Posted by: ed at September 3, 2008 08:38 PM

Your life is... is...
Damn, sir. I dont think you can say anything about yourself/your adventures that surprises me anymore. That's not a bad thing, mind you... Carry on my wayward son.

P.S. Dont believe the ED. Caribou Barbie/McSame will not win. No chance.

Posted by: HAYESD at September 3, 2008 09:41 PM

Caribou Barbie & McSame, the stalwart mountie, might pull it off...Obama may not be able to walk on water any better than you.

Posted by: justin other smith at September 4, 2008 03:14 AM

Sir, I bring you breaking news from the world of motorbiking: The president of Hell's Angels MC, Frisco Chapter, was shot dead during a fight at 24th and Treat in the Mission District. Damn Mongols.

Great read, as usual...awaiting your next installment.

Posted by: Mr. S. Lyle Mar at September 5, 2008 09:22 AM

>>P.S. Dont believe the ED. Caribou Barbie/McSame >will not win. No chance.

Why am I thinking about Dan Quayle?

Posted by: ed at September 6, 2008 07:23 PM

Awesome read Dave ! now all i need is a sh-art and a portable computer so i can carry into the can and also enjoy reading this on the crapper.

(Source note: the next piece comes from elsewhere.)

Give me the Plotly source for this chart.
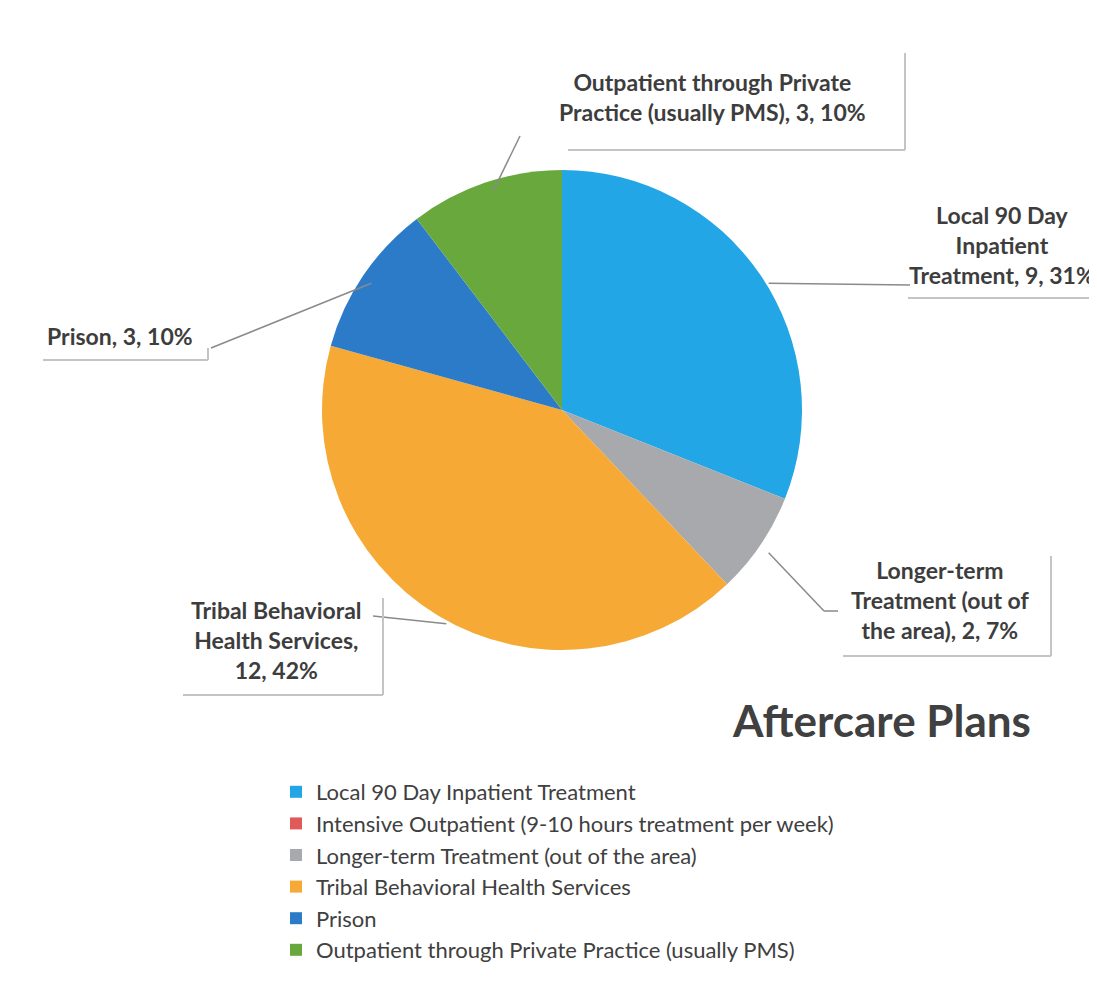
import math
import plotly.graph_objects as go

categories = [
    "Local 90 Day Inpatient Treatment",
    "Intensive Outpatient (9-10 hours treatment per week)",
    "Longer-term Treatment (out of the area)",
    "Tribal Behavioral Health Services",
    "Prison",
    "Outpatient through Private Practice (usually PMS)",
]
values = [9, 0, 2, 12, 3, 3]
colors = ["#22a6e6", "#e05a5a", "#a8a9ad", "#f6a935", "#2b7bc9", "#68a83c"]

label_texts = {
    0: "Local 90 Day<br>Inpatient<br>Treatment, 9, 31%",
    2: "Longer-term<br>Treatment (out of<br>the area), 2, 7%",
    3: "Tribal Behavioral<br>Health Services,<br>12, 42%",
    4: "Prison, 3, 10%",
    5: "Outpatient through Private<br>Practice (usually PMS), 3, 10%",
}

W, H = 1097, 1001
cx, cy, R = 562, 410, 240  # pixel geometry of the pie
dom_off = 8  # plotly renders the pie slightly offset; compensate

fig = go.Figure()
fig.add_trace(go.Pie(
    labels=categories, values=values, sort=False, direction="clockwise",
    rotation=0, marker=dict(colors=colors, line=dict(width=0)),
    textinfo="none", hoverinfo="label+value+percent",
    domain=dict(x=[(cx - dom_off - R) / W, (cx - dom_off + R) / W],
                y=[1 - (cy - dom_off + R) / H, 1 - (cy - dom_off - R) / H]),
    showlegend=True,
))

def px(x):
    return x / W

def py(y):
    return 1 - y / H

label_pos = {
    0: (994, 237),
    2: (932, 592),
    3: (268, 632),
    4: (112, 328),
    5: (705, 89),
}
leader_end = {
    0: [(902, 277)],
    2: [(816, 603), (830, 603)],
    3: [(365, 608)],
    4: [(203, 340)],
    5: [(512, 128)],
}

total = sum(values)
cum = 0
shapes = []
for i, v in enumerate(values):
    start = cum
    cum += v
    if v == 0 or i not in label_texts:
        continue
    mid = (start + v / 2) / total * 2 * math.pi
    sx = cx + R * math.sin(mid)
    sy = cy - R * math.cos(mid)
    pts = [(sx, sy)] + leader_end[i]
    for (x0, y0), (x1, y1) in zip(pts[:-1], pts[1:]):
        shapes.append(dict(type="line", xref="paper", yref="paper",
                           x0=px(x0), y0=py(y0), x1=px(x1), y1=py(y1),
                           line=dict(color="#8a8a8a", width=1.5)))

box_edges = [
    [(560, 142), (897, 142), (897, 45)],
    [(900, 290), (1097, 290)],
    [(835, 648), (1043, 648), (1043, 548)],
    [(175, 687), (375, 687), (375, 590)],
    [(35, 352), (200, 352), (200, 340)],
]
for pts in box_edges:
    for (x0, y0), (x1, y1) in zip(pts[:-1], pts[1:]):
        shapes.append(dict(type="line", xref="paper", yref="paper",
                           x0=px(x0), y0=py(y0), x1=px(x1), y1=py(y1),
                           line=dict(color="#c4c4c4", width=2)))

annotations = []
for i, txt in label_texts.items():
    x, y = label_pos[i]
    annotations.append(dict(text="<b>" + txt + "</b>", x=px(x), y=py(y), xref="paper", yref="paper",
                            showarrow=False, align="center", xanchor="center", yanchor="middle",
                            font=dict(family="Lato", size=23, color="#3d3d3d")))

annotations.append(dict(text="<b>Aftercare Plans</b>", x=px(1025), y=py(712), xref="paper", yref="paper",
                        showarrow=False, xanchor="right", yanchor="middle",
                        font=dict(family="Lato", size=44, color="#404040")))

fig.update_layout(
    width=W, height=H, margin=dict(l=0, r=0, t=0, b=0),
    paper_bgcolor="white", plot_bgcolor="white",
    shapes=shapes, annotations=annotations,
    legend=dict(x=px(268), y=py(763), xanchor="left", yanchor="top",
                font=dict(family="Lato", size=22, color="#404040"),
                bgcolor="rgba(0,0,0,0)", itemwidth=30, traceorder="normal"),
)

fig.write_html("out.html")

Posted by: Spam at September 14, 2008 11:10 PM

Received the new National Geographic in yesterday's mail and there's an article on India's new 3600 mile Golden Quadrilateral Superhighway. The article featured pics of your traffic jams, poor rural areas, truck drivers, filthy river, new model Indian cars for the new model consumer culture, corpses in the street, and a gated community (ie, the Indian suburbs--they have Rocklins/El Dorado Hills/Granite Bays over there too). The standard batch of juxtaposed images used in every article about India, but neat to see and tie into the stuff you're writing about.